Friday, September 30, 2011

A Memoir of Love, Family, Farming and Poison

The Orchard is the story of a street-smart city girl who must adapt to a new life on an apple farm after she falls in love with Adrian Curtis, the golden boy of a prominent local family whose lives and orchards seem to be cursed. Married after only three months, young Theresa finds life with Adrian on the farm far more difficult and dangerous than she expected. Rejected by her husband's family as an outsider, she slowly learns for herself about the isolated world of farming, pesticides, environmental destruction, and death, even as she falls more deeply in love with her husband, a man she at first hardly knew and the land that has been in his family for generations.
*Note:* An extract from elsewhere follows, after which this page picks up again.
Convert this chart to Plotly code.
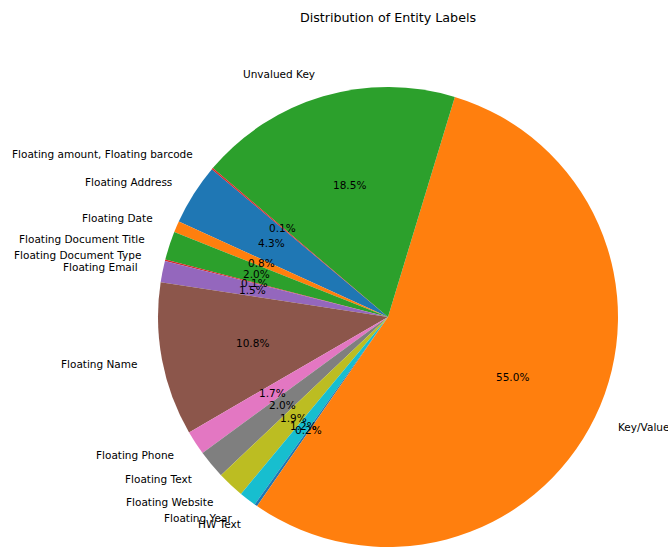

She becomes a reluctant player in their attempt to keep the codling moth from destroying the orchard, but she and Adrian eventually come to know that their efforts will not only fail but will ultimately take an irreparable toll.



Jackie says:
"Theresa Weir is a best selling author, both under her own name and under the nom de plume Anne Frasier. however, this book is very, very different from all of her others.  This time, she's telling us about her early life, her marriage and the apple farm she raised her family on.  This book is unvarnished and honest, and from what some interviews I've read, I'd say that it was almost as difficult to write as it was to live.  There were certainly happy moments, but there were plenty of horrifying ones as well.  Can you imagine living somewhere where every day you had the garlicky taste of herbicide in your mouth from the breeze coming through the window, or brushing off the dust of pesticide from your clothes after walking through the orchard with your children?  Weir tells the tale of her family, but also of the large family run apple based business that her husband's family had been sustained by for generations.  She makes the point again and again that farming isn't what your grandparents or great grandparents did anymore--now it's big business, big competition and plenty of politics.   She admits that at the writing of this book, she had not stepped foot on the farm in 15 years, so she can't say what has changed, but knowing what she knows, it is extremely unlikely that anything has swung toward the better.  This is an engrossing book on many levels, and a brave one.  It sheds a bright and unwavering light on the secrets of culture, family, relationships and farming that will be impossible to forget."